255 → 11111111 (largest unsigned byte)

255 is 2⁸−1, so its binary form is eight 1s. Any value from 0 to 255 fits in a single byte; 256 needs nine bits and rolls into 100000000. This is also why one octet of an IPv4 address tops out at 255.

1024 → 10000000000 (a clean power of two)

1024 is 2¹⁰, so the binary form is a single 1 followed by ten zeros — eleven bits in total. Powers of two are the easiest sanity check for any conversion routine, and they demonstrate that the BigInt path stays exact past byte boundaries.

-128 (signed, 8-bit) → 10000000

Tick Signed, choose 8-bit, then enter -128. The result is 10000000 — the same bit pattern an unsigned 128 would have, but interpreted as a signed byte it is −128 because the top bit carries weight −2⁷. That overlap is the whole point of two's complement: addition and subtraction work on the bit pattern without any sign-handling branch in hardware.

Common pitfalls

Negatives are refused by default. Plain base-2 has no sign, so the tool rejects -5 unless you switch into signed mode by ticking Signed (two's complement) and picking a bit width.
Signed mode needs a bit width. Once signed is on, the converter has to know whether you mean an 8-, 16-, 32-, or 64-bit field. Values outside the range — -129 at 8 bits, or 200 at 8 bits — are rejected instead of being silently truncated.
No fractional input. 0.5 and 3.14 are not integers, so the tool refuses them. Real-number conversion is an IEEE-754 problem, not a base-conversion one.
BigInt removes the 2⁵³ ceiling. Plain JavaScript Number starts to lose precision above 2⁵³, but this converter routes the value through BigInt, so a 30-digit decimal still produces an exact bit string.
Thousands separators are not parsed. 1,024 with a comma is rejected; type 1024 instead. Stray whitespace at the ends is tolerated, but embedded punctuation is not.
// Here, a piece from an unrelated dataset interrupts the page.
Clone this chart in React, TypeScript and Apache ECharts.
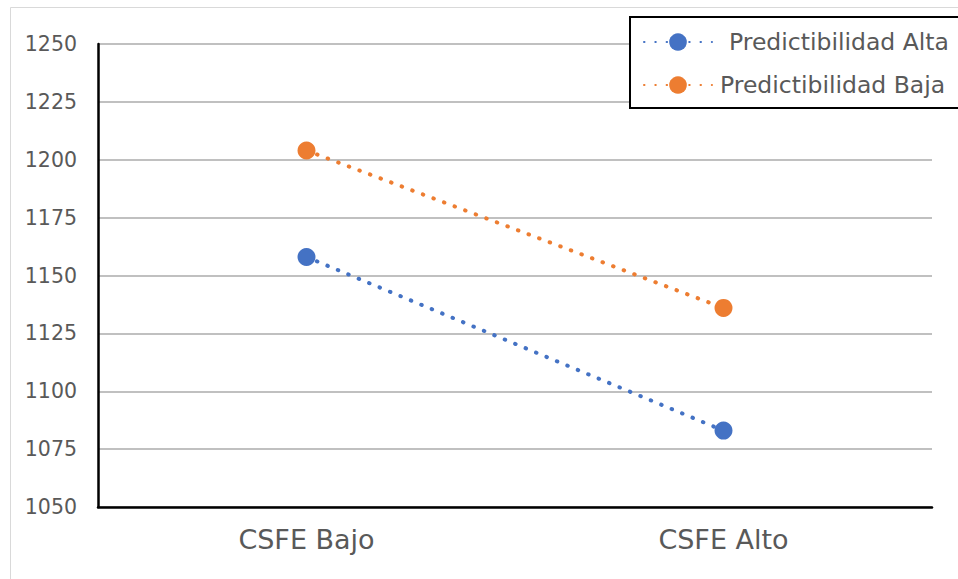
import React, { useEffect, useRef } from "react";
import * as echarts from "echarts";

const categories = ["CSFE Bajo", "CSFE Alto"];
const seriesNames = ["Predictibilidad Alta", "Predictibilidad Baja"];
const altaValues = [1158, 1083];
const bajaValues = [1204, 1136];
const yMin = 1050;
const yMax = 1250;
const yInterval = 25;

const FONT = "DejaVu Sans, Verdana, sans-serif";
const TEXT = "#595959";

export default function App() {
  const ref = useRef<HTMLDivElement>(null);
  useEffect(() => {
    if (!ref.current) return;
    const chart = echarts.init(ref.current, undefined, { renderer: "svg" });
    const lineStyle = (color: string) => ({
      color,
      width: 4,
      type: [0.5, 10.8] as any,
      cap: "round" as const,
    });
    chart.setOption({
      animation: false,
      backgroundColor: "#fff",
      graphic: [
        {
          type: "rect",
          shape: { x: 10.5, y: 7.5, width: 1000, height: 1000 },
          style: { fill: "none", stroke: "#d9d9d9", lineWidth: 1 },
          z: -1,
        },
      ],
      grid: { left: 98, top: 44, right: 26, bottom: 72 },
      legend: {
        orient: "vertical",
        left: 630,
        top: 17,
        padding: [11, 40, 9, 13],
        itemGap: 15,
        itemWidth: 68,
        itemHeight: 22,
        borderColor: "#000",
        borderWidth: 2,
        backgroundColor: "#fff",
        textStyle: { fontFamily: FONT, fontSize: 23.5, color: TEXT, lineHeight: 28 },
        data: [
          { name: seriesNames[0], textStyle: { padding: [0, 0, 0, 12] } },
          { name: seriesNames[1], textStyle: { padding: [0, 0, 0, 3] } },
        ],
      },
      xAxis: {
        type: "category",
        data: categories,
        boundaryGap: true,
        axisLine: { show: true, lineStyle: { color: "#000", width: 2.5 } },
        axisTick: { show: false },
        axisLabel: { fontFamily: FONT, fontSize: 27, color: TEXT, margin: 19 },
        splitLine: { show: false },
      },
      yAxis: {
        type: "value",
        min: yMin,
        max: yMax,
        interval: yInterval,
        axisLine: { show: true, lineStyle: { color: "#000", width: 2.5 } },
        axisTick: { show: false },
        axisLabel: {
          fontFamily: FONT,
          fontSize: 20.5,
          color: TEXT,
          margin: 21,
          formatter: (v: number) => String(v),
        },
        splitLine: { show: true, lineStyle: { color: "#ababab", width: 1.5 } },
      },
      series: [
        {
          name: seriesNames[0],
          type: "line",
          data: altaValues,
          symbol: "circle",
          symbolSize: 18,
          itemStyle: { color: "#4472C4" },
          lineStyle: lineStyle("#4472C4"),
        },
        {
          name: seriesNames[1],
          type: "line",
          data: bajaValues,
          symbol: "circle",
          symbolSize: 18,
          itemStyle: { color: "#ED7D31" },
          lineStyle: lineStyle("#ED7D31"),
        },
      ],
    });
    return () => chart.dispose();
  }, []);
  return (
    <div
      ref={ref}
      style={{ position: "fixed", left: 0, top: 0, width: 958, height: 579 }}
    />
  );
}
Need to go the other way? The binary to decimal converter reverses every example above, and the binary to hex converter compresses 8-bit groups into two hex digits when the binary form gets unwieldy. For converting plain English to and from binary instead of numeric values, hop over to the binary code translator.
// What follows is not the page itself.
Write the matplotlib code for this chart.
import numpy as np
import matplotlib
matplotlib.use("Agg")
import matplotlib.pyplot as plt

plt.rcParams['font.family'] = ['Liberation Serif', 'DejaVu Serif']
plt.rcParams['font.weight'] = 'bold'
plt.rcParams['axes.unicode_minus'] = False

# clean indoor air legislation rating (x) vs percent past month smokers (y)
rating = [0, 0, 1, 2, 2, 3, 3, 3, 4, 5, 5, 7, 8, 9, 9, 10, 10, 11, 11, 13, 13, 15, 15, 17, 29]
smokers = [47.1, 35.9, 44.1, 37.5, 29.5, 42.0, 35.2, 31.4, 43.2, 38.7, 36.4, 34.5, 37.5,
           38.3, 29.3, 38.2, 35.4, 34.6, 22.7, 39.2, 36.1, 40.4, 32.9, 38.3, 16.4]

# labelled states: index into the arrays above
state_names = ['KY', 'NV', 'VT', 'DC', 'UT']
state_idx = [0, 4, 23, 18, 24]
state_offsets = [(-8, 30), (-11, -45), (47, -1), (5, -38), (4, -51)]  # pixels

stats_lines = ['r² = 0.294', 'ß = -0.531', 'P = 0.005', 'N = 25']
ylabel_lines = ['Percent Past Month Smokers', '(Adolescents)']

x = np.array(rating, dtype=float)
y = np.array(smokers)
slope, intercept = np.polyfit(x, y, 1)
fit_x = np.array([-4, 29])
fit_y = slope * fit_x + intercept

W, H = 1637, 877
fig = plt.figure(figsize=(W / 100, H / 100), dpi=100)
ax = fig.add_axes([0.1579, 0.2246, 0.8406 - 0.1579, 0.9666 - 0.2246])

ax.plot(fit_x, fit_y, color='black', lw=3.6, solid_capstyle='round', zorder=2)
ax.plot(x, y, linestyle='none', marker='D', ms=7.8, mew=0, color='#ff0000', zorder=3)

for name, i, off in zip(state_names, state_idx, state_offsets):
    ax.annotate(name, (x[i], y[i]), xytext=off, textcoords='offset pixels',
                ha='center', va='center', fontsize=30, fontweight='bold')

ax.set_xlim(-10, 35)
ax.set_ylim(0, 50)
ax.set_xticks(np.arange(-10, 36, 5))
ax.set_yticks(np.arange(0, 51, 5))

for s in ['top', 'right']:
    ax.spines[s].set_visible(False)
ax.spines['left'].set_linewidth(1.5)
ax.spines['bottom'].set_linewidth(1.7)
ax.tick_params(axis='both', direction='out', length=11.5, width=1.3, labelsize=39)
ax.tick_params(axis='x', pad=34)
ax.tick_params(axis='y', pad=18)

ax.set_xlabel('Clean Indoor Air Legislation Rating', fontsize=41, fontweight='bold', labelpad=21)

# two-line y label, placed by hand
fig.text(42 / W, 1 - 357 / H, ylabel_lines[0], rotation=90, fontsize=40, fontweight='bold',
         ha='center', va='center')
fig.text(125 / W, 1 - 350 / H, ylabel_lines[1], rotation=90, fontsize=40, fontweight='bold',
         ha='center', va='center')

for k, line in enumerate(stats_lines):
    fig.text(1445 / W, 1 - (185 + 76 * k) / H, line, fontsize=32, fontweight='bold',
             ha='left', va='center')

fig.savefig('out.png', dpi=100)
Frequently asked questions

How do I convert a decimal number like 42 to binary by hand?

Divide repeatedly by 2 and collect remainders bottom-up: 42÷2=21 r0, 21÷2=10 r1, 10÷2=5 r0, 5÷2=2 r1, 2÷2=1 r0, 1÷2=0 r1. Reading bottom to top gives 101010.

Does this tool support fractional decimals like 0.625?

No — only non-negative integers. Fractional binary (e.g. 0.101) requires IEEE-754 floating-point context and isn't covered by this converter.

Can I convert negative numbers?

Not directly. The tool rejects negative input because plain binary has no sign. For signed values you must choose a representation (sign-magnitude, two's complement) and a bit-width first.

What is the largest decimal I can enter?

Any positive integer that fits in 100,000 characters. The output uses BigInt so a 30-digit decimal still converts cleanly — no silent rounding above 2^53.

Why does 10 become 1010 instead of 0000 1010?

The minimal binary representation drops leading zeros by default. If you need a fixed bit-width (e.g. 8 bits per byte), pad the result manually with leading zeros.

How do I enable signed (two's complement) output?

Tick the Signed checkbox that appears under Options once Decimal → Binary mode is active, then pick a bit width (8/16/32/64). The converter will then accept negatives and encode them as two's complement — for example −1 in 8-bit becomes 11111111, and −128 becomes 10000000. Leave the box unchecked for plain magnitude output.

Why is 3.14 rejected even though my calculator accepts it?

This is an integer-only converter. Real numbers like 3.14 or 0.5 need IEEE-754 floating-point context (sign bit, exponent, mantissa) which is a different problem than base conversion — so the tool refuses fractional input instead of silently dropping the part after the dot.

How does the converter handle numbers larger than 2^53?

It uses JavaScript BigInt throughout, so there is no 53-bit precision ceiling. A 50-digit decimal converts exactly, with no rounding and no scientific-notation surprises. The only practical limit is the 100,000-character input cap.